The insufferable CBC Radio 2

Last week Drew penned a provocative rant about eggs mouse shit and a vastly overrated breakfast chain in town. He called it as he saw it and made some people mad in the process. Good on him. He was bang on and breakfast lovers the world over love him for it.

In this spirit of constructive criticism I would like to offer a gripe of my own. Mine however doesn’t involve breakfast. It involves radio which like breakfast is extremely important in the morning. Radio is the first sensory experience of my day. I wake up to CBC Radio One — but that’s not where my complaint lies. Radio One is the CBC’s crown jewel (specifically the show Wiretap but that’s another story). My issue is with Radio One’s ugly stepsister the insufferable CBC Radio 2.

I started listening to Radio 2 during the day a few months back when I became a stay-at-home dad. Radio 2 you’ll remember used to play classical music all day. A nice change of pace from everything else on the radio dial. But thanks to a boneheaded revamp made by ratings-hungry CBC brass a couple years back the classical programming — the stuff that made Radio 2 distinct — is now scrunched into a five hour slot.

When I turn on Radio 2 during that time frame (the classical show Tempo is really quite good) I’m a happy man. But if I switch it on before or after that time I have to double check the dial before remembering — oh yeah CBC’s trying to woo a younger audience. That’s why I’m hearing Coldplay right now. After checking to make sure that the dial is in fact on Radio 2 I’ll hear Sarah Harmer (who I like but not every ten minutes) or some host prattling on inanely about what he just found on Google.

In other words I hear the sound of the Ceeb trying very hard to be hip. And nobody likes to hear that. It’s embarrassing for everyone involved. At times it gets laughably ridiculous. I’ve heard for example a CBC promo ad about how much afternoon host Rich Terfry (a.k.a. Buck 65) loves vinyl. A CBC host who loves vinyl. How cool is that?!

I’m no classical music aficionado. When the classical types were protesting the Ceeb’s decision to revamp Radio 2 in 2008 I thought the protest effort was somewhat elitist. The changes won’t be that bad I thought. But here’s the thing — they are that bad. Back in the day Radio 2 used to be distinct. You could get something on Radio 2 that you couldn’t get anywhere else on the radio dial. No longer. The weekday shows I find are indistinguishable from each other with the exception of Tempo just like the entire channel is mostly indistinguishable from other stations.

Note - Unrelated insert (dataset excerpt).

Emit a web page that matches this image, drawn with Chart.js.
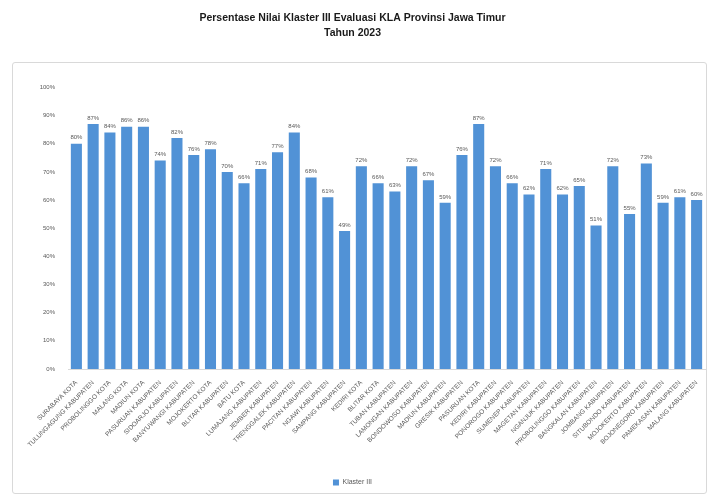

CBC must be aware of this on some level — why else would it keep running ads about being "a commercial free" music mix? Now that Radio 2 blends in with other stations this is the Ceeb’s main selling point for Radio 2 — being "commercial free." And how does CBC announce this fact over and over again? With endless commercials. Self-satisfied ads about how there are no ads.

I’m pretty sure Prime Minister Stephen Harper loves the new Radio 2 — and not just because he’s a Nickelback-loving Beatles-singing tryhard himself. It’s because most Canadians who come across CBC Radio 2 (the ratings show that very few people listen to it regularly) will think — wait why am I paying for a radio station to play Coldplay when every other commercial station is playing the same thing?

It might be overstating things to say that Radio 2 undermines CBC’s case for the public broadcaster’s continued existence. But its hollow hipness gives CBC critics plenty to work with. If CBC’s attackers are smart they’ll back off from the left-wing bias accusations point to Radio 2 and loudly ask: why the hell are we paying for this? Then Steve-o can just sit back and smile.